#### STORED DATA

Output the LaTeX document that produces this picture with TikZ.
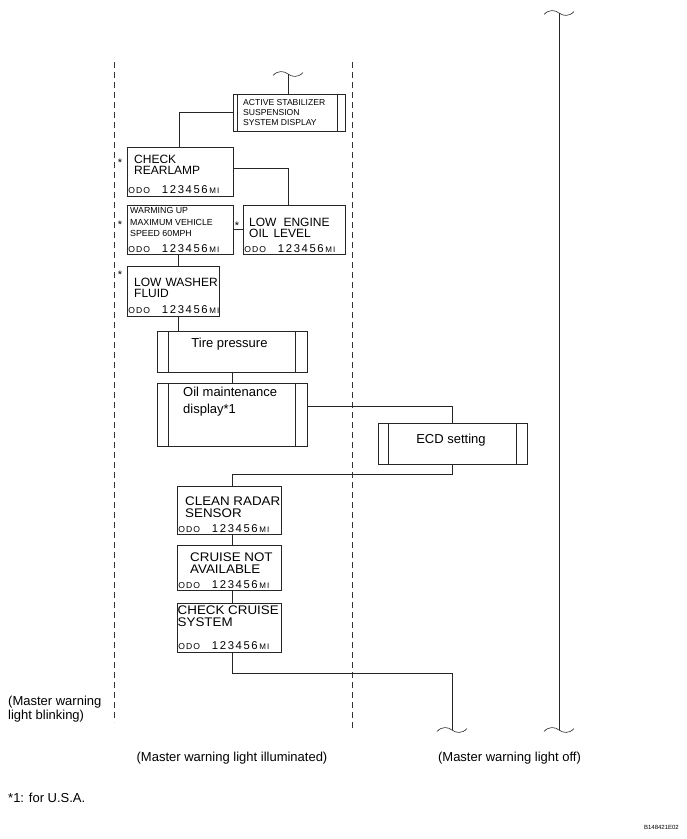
\documentclass[tikz,border=0pt]{standalone}
\usepackage{fontspec}
\setmainfont{Liberation Sans}
\newfontfamily\widefont[FakeStretch=1.07]{Liberation Sans}
\usetikzlibrary{calc}
\newcommand\odoline{{\fontsize{8.6}{8}\selectfont O\kern1pt D\kern1pt O}\hspace{12pt}{\fontsize{11.3}{11}\selectfont 1\kern1.6pt 2\kern1.6pt 3\kern1.6pt 4\kern1.6pt 5\kern1.6pt 6}\kern1.8pt{\fontsize{8}{8}\selectfont M\kern1pt I}}
\newcommand\bigtxt{\fontsize{12}{11}\selectfont}
\newcommand\widetxt{\widefont\fontsize{12.5}{12}\selectfont}
\newcommand\smalltxt{\fontsize{8.6}{10}\selectfont}
\newcommand\lbltxt{\fontsize{13}{13.5}\selectfont}
\newcommand\wavy[1]{\draw[wire] ($(#1)+(-15,1.5)$) .. controls ($(#1)+(-10,-4)$) and ($(#1)+(-4,-3)$) .. (#1) .. controls ($(#1)+(4,3)$) and ($(#1)+(10,4)$) .. ($(#1)+(15,-1.5)$);}
\begin{document}
\begin{tikzpicture}[x=1pt,y=-1pt,
  wire/.style={line width=0.6pt, draw=black!85},
  dashline/.style={line width=0.7pt, draw=black!80, dash pattern=on 6pt off 4pt},
  box/.style={draw=black!85, line width=0.6pt, inner sep=0pt, fill=white},
  txt/.style={anchor=north west, inner sep=0pt, align=left},
  odo/.style={anchor=base west, inner sep=0pt},
  star/.style={anchor=base, inner sep=0pt, font=\fontsize{11}{11}\selectfont},
  lbl/.style={inner sep=0pt, font=\lbltxt}]
\useasboundingbox (0,0) rectangle (687,839);

% dashed separators
\coordinate (dl1) at (114,62); \coordinate (dl2) at (114,722);
\coordinate (dm1) at (352,62); \coordinate (dm2) at (352,728);
\draw[dashline] (dl1) -- (dl2);
\draw[dashline] (dm1) -- (dm2);

% wavy ends
\coordinate (wtop) at (288,74);
\coordinate (wtr) at (559,13);
\coordinate (wbr) at (559,730);
\coordinate (wbot) at (452,730);

% boxes
\node[box, minimum width=112pt, minimum height=37pt] (active) at (289,112.5) {};
\node[box, minimum width=106pt, minimum height=49pt] (rear) at (180,171.5) {};
\node[box, minimum width=106pt, minimum height=49pt] (warm) at (180,229.5) {};
\node[box, minimum width=102pt, minimum height=49pt] (lowoil) at (294,229.5) {};
\node[box, minimum width=92pt, minimum height=50pt] (washer) at (173,291) {};
\node[box, minimum width=150pt, minimum height=41pt] (tire) at (232,351.5) {};
\node[box, minimum width=150pt, minimum height=63pt] (oil) at (232,414.5) {};
\node[box, minimum width=149pt, minimum height=41pt] (ecd) at (452.5,443.5) {};
\node[box, minimum width=104pt, minimum height=48pt] (clean) at (229,510) {};
\node[box, minimum width=104pt, minimum height=45pt] (cruise) at (229,567.5) {};
\node[box, minimum width=104pt, minimum height=49pt] (ccr) at (229,627.5) {};

% inner bars
\draw[wire] ([xshift=5pt]active.north west) -- ([xshift=5pt]active.south west);
\draw[wire] ([xshift=-8pt]active.north east) -- ([xshift=-8pt]active.south east);
\draw[wire] ([xshift=12pt]tire.north west) -- ([xshift=12pt]tire.south west);
\draw[wire] ([xshift=-12pt]tire.north east) -- ([xshift=-12pt]tire.south east);
\draw[wire] ([xshift=12pt]oil.north west) -- ([xshift=12pt]oil.south west);
\draw[wire] ([xshift=-12pt]oil.north east) -- ([xshift=-12pt]oil.south east);
\draw[wire] ([xshift=11pt]ecd.north west) -- ([xshift=11pt]ecd.south west);
\draw[wire] ([xshift=-11pt]ecd.north east) -- ([xshift=-11pt]ecd.south east);

% box texts
\node[txt, font=\smalltxt] (activeT) at (243,99) {ACTIVE STABILIZER\\SUSPENSION\\SYSTEM DISPLAY};
\node[txt, font=\bigtxt] (rearT) at (134,155) {CHECK\\REARLAMP};
\node[txt, font=\fontsize{8.8}{11.5}\selectfont] (warmT) at (130,207.5) {WARMING UP\\MAXIMUM VEHICLE\\SPEED 60MPH};
\node[txt, font=\bigtxt] (lowoilT) at (249,217.5) {LOW\hspace{7pt}ENGINE\\OIL\hspace{5pt}LEVEL};
\node[txt, font=\bigtxt] (washerT) at (134,277.5) {LOW\hspace{4pt}WASHER\\FLUID};
\node[inner sep=0pt, anchor=north, font=\fontsize{13}{13}\selectfont] (tireT) at (229.5,337.5) {Tire pressure};
\node[txt, font=\fontsize{13}{17.5}\selectfont] (oilT) at (183,386.5) {Oil maintenance\\display*1};
\node[inner sep=0pt, anchor=north, font=\fontsize{13}{13}\selectfont] (ecdT) at (451,433.5) {ECD setting};
\node[txt, font=\widetxt] (cleanT) at (185,497) {CLEAN RADAR\\SENSOR};
\node[txt, font=\widetxt] (cruiseT) at (190,553) {CRUISE NOT\\AVAILABLE};
\node[txt, font=\widetxt] (ccrT) at (177.5,606) {CHECK CRUISE\\SYSTEM};

% ODO lines
\node[odo] (rearO) at ([shift={(1.5pt,3pt)}]rear.south west) {\odoline};
\node[odo] (warmO) at ([shift={(1.5pt,2pt)}]warm.south west) {\odoline};
\node[odo] (lowoilO) at ([shift={(1.5pt,2pt)}]lowoil.south west) {\odoline};
\node[odo] (washerO) at ([shift={(1.5pt,3pt)}]washer.south west) {\odoline};
\node[odo] (cleanO) at ([shift={(1.5pt,2pt)}]clean.south west) {\odoline};
\node[odo] (cruiseO) at ([shift={(1.5pt,2pt)}]cruise.south west) {\odoline};
\node[odo] (ccrO) at ([shift={(1.5pt,3pt)}]ccr.south west) {\odoline};

% stars
\node[star] (s1) at (120,166) {*};
\node[star] (s2) at (120,228) {*};
\node[star] (s3) at (237,229) {*};
\node[star] (s4) at (120,278) {*};

% connectors
\wavy{wtop}
\draw[wire] (wtop) -- (wtop |- active.north);
\draw[wire] (active.west) -| ([xshift=-1pt]rear.north);
\draw[wire] ([yshift=3.5pt]rear.east) -| ([xshift=-6pt]lowoil.north);
\draw[wire] (warm.east) -- (lowoil.west);
\draw[wire] ([xshift=-2pt]warm.south) -- ([xshift=-2pt]warm.south |- washer.north);
\draw[wire] ([xshift=5pt]washer.south) -- ([xshift=5pt]washer.south |- tire.north);
\draw[wire] (tire.south) -- (oil.north);
\draw[wire] ([yshift=8.5pt]oil.east) -| (ecd.north);
\draw[wire] (ecd.south) -- ++(0,10) -| ([xshift=3pt]clean.north);
\draw[wire] ([xshift=3pt]clean.south) -- ([xshift=3pt]cruise.north);
\draw[wire] ([xshift=3pt]cruise.south) -- ([xshift=3pt]ccr.north);
\draw[wire] ([xshift=3pt]ccr.south) -- ++(0,21) -| (wbot);
\wavy{wbot}
\wavy{wtr}
\draw[wire] (wtr) -- (wbr);
\wavy{wbr}

% labels
\node[lbl, anchor=north west, align=left] (blink) at (8,696) {(Master warning\\light blinking)};
\node[lbl, anchor=base] (illum) at (232,761.5) {(Master warning light illuminated)};
\node[lbl, anchor=base] (off) at (509.5,761.5) {(Master warning light off)};
\node[lbl, anchor=base west] (usa) at (8,802) {*1: for U.S.A.};
\node[inner sep=0pt, anchor=base east, font=\fontsize{6}{6}\selectfont] (code) at (679,829) {B148421E02};
\end{tikzpicture}
\end{document}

########

Repeat only the lines from the beginning of the material through the line containing "(wbot) at (452,730);", both ends kept, leaving pictures out.

EXERCISE RESPONSE —
Output the LaTeX document that produces this picture with TikZ.
\documentclass[tikz,border=0pt]{standalone}
\usepackage{fontspec}
\setmainfont{Liberation Sans}
\newfontfamily\widefont[FakeStretch=1.07]{Liberation Sans}
\usetikzlibrary{calc}
\newcommand\odoline{{\fontsize{8.6}{8}\selectfont O\kern1pt D\kern1pt O}\hspace{12pt}{\fontsize{11.3}{11}\selectfont 1\kern1.6pt 2\kern1.6pt 3\kern1.6pt 4\kern1.6pt 5\kern1.6pt 6}\kern1.8pt{\fontsize{8}{8}\selectfont M\kern1pt I}}
\newcommand\bigtxt{\fontsize{12}{11}\selectfont}
\newcommand\widetxt{\widefont\fontsize{12.5}{12}\selectfont}
\newcommand\smalltxt{\fontsize{8.6}{10}\selectfont}
\newcommand\lbltxt{\fontsize{13}{13.5}\selectfont}
\newcommand\wavy[1]{\draw[wire] ($(#1)+(-15,1.5)$) .. controls ($(#1)+(-10,-4)$) and ($(#1)+(-4,-3)$) .. (#1) .. controls ($(#1)+(4,3)$) and ($(#1)+(10,4)$) .. ($(#1)+(15,-1.5)$);}
\begin{document}
\begin{tikzpicture}[x=1pt,y=-1pt,
  wire/.style={line width=0.6pt, draw=black!85},
  dashline/.style={line width=0.7pt, draw=black!80, dash pattern=on 6pt off 4pt},
  box/.style={draw=black!85, line width=0.6pt, inner sep=0pt, fill=white},
  txt/.style={anchor=north west, inner sep=0pt, align=left},
  odo/.style={anchor=base west, inner sep=0pt},
  star/.style={anchor=base, inner sep=0pt, font=\fontsize{11}{11}\selectfont},
  lbl/.style={inner sep=0pt, font=\lbltxt}]
\useasboundingbox (0,0) rectangle (687,839);

% dashed separators
\coordinate (dl1) at (114,62); \coordinate (dl2) at (114,722);
\coordinate (dm1) at (352,62); \coordinate (dm2) at (352,728);
\draw[dashline] (dl1) -- (dl2);
\draw[dashline] (dm1) -- (dm2);

% wavy ends
\coordinate (wtop) at (288,74);
\coordinate (wtr) at (559,13);
\coordinate (wbr) at (559,730);
\coordinate (wbot) at (452,730);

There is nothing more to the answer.